Include the line containing "const yTicks = [0, 50, 100, 150, 200, 250];" and all lines before it, repeated exactly from the listing below, without pictures.

**PROVIDED MATERIAL:**
'''
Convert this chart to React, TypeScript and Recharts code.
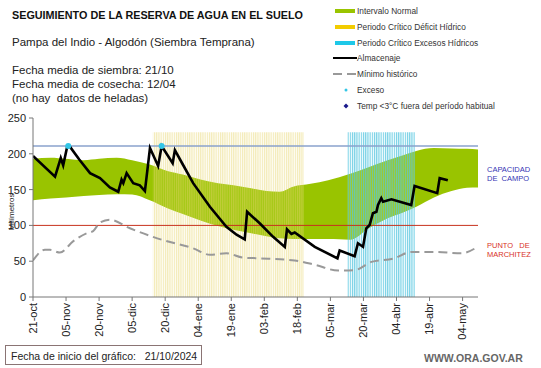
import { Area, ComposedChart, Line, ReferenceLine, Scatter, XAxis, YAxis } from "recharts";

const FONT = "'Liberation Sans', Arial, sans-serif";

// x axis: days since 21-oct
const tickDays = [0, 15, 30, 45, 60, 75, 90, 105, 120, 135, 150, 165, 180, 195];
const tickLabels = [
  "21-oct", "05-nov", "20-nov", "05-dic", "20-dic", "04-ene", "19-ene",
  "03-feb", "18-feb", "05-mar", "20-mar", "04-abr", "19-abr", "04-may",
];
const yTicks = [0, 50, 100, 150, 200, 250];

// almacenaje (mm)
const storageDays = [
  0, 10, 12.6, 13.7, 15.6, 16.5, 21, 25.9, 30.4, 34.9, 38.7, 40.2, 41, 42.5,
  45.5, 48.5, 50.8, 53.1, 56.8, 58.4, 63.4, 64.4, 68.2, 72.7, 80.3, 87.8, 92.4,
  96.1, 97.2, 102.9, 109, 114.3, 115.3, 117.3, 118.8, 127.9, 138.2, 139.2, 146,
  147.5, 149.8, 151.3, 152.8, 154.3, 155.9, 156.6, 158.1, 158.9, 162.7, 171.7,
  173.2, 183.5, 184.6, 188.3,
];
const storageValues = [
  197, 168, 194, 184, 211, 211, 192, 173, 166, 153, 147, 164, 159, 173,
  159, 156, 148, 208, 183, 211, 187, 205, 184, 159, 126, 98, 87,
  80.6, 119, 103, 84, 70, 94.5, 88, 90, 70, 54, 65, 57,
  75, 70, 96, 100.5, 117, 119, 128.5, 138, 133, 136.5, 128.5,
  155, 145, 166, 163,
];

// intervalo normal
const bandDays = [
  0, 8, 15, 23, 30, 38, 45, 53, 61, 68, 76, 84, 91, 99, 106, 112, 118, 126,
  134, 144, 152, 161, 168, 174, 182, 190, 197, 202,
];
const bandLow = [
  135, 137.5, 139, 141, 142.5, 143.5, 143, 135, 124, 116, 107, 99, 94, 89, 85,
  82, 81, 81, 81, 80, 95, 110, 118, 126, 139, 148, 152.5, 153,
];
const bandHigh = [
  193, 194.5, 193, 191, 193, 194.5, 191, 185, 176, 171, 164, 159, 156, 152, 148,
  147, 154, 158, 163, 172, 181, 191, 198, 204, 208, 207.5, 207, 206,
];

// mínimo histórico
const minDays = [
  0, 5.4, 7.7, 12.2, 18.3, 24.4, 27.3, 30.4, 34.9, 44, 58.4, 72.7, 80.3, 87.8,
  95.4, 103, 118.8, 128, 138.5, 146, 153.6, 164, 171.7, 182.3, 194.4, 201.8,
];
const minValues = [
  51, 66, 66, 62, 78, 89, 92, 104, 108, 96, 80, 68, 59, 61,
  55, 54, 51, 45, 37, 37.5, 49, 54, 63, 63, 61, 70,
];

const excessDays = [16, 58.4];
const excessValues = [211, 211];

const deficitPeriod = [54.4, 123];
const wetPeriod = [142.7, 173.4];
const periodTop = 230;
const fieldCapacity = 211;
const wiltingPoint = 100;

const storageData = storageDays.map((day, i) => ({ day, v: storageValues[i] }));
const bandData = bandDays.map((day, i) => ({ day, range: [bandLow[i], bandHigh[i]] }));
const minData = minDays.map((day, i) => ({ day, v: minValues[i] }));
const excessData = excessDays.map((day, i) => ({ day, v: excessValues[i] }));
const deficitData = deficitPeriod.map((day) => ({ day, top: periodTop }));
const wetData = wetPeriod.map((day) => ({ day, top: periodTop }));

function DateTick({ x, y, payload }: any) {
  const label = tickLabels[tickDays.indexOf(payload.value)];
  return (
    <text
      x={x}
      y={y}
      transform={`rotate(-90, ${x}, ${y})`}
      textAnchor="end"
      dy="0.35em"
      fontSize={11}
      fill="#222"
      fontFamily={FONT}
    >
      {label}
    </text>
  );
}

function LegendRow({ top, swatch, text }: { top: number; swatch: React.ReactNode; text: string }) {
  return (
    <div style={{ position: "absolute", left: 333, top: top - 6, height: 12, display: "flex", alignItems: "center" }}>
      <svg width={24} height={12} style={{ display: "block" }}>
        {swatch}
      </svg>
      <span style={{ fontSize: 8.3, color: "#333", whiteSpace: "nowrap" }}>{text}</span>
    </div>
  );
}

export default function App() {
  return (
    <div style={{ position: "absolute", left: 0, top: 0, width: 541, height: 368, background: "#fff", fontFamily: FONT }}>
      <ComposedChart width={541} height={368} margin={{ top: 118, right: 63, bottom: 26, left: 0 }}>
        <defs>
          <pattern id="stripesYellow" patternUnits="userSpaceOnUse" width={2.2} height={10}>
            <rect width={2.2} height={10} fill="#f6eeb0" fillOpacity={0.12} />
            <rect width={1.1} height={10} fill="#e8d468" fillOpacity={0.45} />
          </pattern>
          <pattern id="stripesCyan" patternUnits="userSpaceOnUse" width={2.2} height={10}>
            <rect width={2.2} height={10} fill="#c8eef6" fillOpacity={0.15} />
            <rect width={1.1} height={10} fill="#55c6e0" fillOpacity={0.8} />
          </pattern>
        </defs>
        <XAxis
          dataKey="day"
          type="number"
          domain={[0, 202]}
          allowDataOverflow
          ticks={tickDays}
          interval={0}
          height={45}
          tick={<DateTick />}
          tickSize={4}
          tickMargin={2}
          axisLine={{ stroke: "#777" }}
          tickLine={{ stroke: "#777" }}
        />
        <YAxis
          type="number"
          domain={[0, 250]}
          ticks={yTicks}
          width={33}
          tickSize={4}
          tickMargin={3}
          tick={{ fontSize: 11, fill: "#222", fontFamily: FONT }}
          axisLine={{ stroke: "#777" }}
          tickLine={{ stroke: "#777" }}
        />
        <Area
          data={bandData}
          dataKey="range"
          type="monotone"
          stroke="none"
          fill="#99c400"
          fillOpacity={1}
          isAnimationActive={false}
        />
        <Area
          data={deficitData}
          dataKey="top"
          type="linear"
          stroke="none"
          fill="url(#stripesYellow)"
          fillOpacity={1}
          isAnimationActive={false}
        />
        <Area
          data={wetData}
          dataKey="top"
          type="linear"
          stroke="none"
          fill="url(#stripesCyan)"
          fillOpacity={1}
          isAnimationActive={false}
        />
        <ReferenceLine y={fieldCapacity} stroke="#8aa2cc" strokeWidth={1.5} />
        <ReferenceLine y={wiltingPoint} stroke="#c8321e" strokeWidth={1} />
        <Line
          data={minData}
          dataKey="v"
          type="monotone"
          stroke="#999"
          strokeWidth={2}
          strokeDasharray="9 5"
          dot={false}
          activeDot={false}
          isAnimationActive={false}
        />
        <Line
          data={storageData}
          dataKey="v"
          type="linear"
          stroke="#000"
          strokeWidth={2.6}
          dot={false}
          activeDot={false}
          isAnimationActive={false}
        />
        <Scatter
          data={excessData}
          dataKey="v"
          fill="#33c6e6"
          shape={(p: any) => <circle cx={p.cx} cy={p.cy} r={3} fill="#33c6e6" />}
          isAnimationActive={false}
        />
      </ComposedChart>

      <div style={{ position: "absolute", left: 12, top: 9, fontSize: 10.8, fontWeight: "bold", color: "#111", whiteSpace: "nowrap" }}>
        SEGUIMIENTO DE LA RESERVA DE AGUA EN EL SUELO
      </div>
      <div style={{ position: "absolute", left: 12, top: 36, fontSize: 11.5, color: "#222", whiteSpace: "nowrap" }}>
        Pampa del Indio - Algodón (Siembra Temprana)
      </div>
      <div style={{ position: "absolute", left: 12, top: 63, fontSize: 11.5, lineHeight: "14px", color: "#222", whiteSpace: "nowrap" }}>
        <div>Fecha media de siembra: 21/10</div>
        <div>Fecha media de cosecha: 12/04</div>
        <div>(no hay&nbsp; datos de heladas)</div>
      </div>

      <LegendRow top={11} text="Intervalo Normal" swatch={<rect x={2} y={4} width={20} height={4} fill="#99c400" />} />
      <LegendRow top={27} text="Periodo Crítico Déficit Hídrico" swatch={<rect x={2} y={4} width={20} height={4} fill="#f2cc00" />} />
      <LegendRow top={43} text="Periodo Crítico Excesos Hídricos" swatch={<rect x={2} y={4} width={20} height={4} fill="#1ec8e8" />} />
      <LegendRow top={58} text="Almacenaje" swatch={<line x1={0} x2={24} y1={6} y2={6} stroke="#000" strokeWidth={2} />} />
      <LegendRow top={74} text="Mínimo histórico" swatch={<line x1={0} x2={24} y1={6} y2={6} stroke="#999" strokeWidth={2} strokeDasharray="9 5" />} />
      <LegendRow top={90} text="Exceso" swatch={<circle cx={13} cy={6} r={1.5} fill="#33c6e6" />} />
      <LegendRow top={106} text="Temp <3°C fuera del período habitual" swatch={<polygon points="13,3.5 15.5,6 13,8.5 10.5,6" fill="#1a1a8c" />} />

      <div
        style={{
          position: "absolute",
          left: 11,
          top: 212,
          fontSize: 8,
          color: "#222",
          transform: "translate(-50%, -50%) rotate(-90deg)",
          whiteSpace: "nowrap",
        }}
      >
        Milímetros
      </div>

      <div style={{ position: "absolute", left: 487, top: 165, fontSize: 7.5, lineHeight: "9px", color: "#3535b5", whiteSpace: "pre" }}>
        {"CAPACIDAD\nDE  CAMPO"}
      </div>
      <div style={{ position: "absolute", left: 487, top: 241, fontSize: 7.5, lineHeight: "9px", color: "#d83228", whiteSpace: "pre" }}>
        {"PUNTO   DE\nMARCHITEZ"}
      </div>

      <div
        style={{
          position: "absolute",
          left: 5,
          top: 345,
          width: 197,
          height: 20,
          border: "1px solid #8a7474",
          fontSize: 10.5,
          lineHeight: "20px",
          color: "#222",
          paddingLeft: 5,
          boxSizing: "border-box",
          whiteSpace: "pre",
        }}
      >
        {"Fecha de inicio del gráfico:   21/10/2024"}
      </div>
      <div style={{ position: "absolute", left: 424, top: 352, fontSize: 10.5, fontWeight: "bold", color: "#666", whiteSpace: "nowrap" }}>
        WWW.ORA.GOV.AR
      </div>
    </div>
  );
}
'''
**RESULT:**
Convert this chart to React, TypeScript and Recharts code.
import { Area, ComposedChart, Line, ReferenceLine, Scatter, XAxis, YAxis } from "recharts";

const FONT = "'Liberation Sans', Arial, sans-serif";

// x axis: days since 21-oct
const tickDays = [0, 15, 30, 45, 60, 75, 90, 105, 120, 135, 150, 165, 180, 195];
const tickLabels = [
  "21-oct", "05-nov", "20-nov", "05-dic", "20-dic", "04-ene", "19-ene",
  "03-feb", "18-feb", "05-mar", "20-mar", "04-abr", "19-abr", "04-may",
];
const yTicks = [0, 50, 100, 150, 200, 250];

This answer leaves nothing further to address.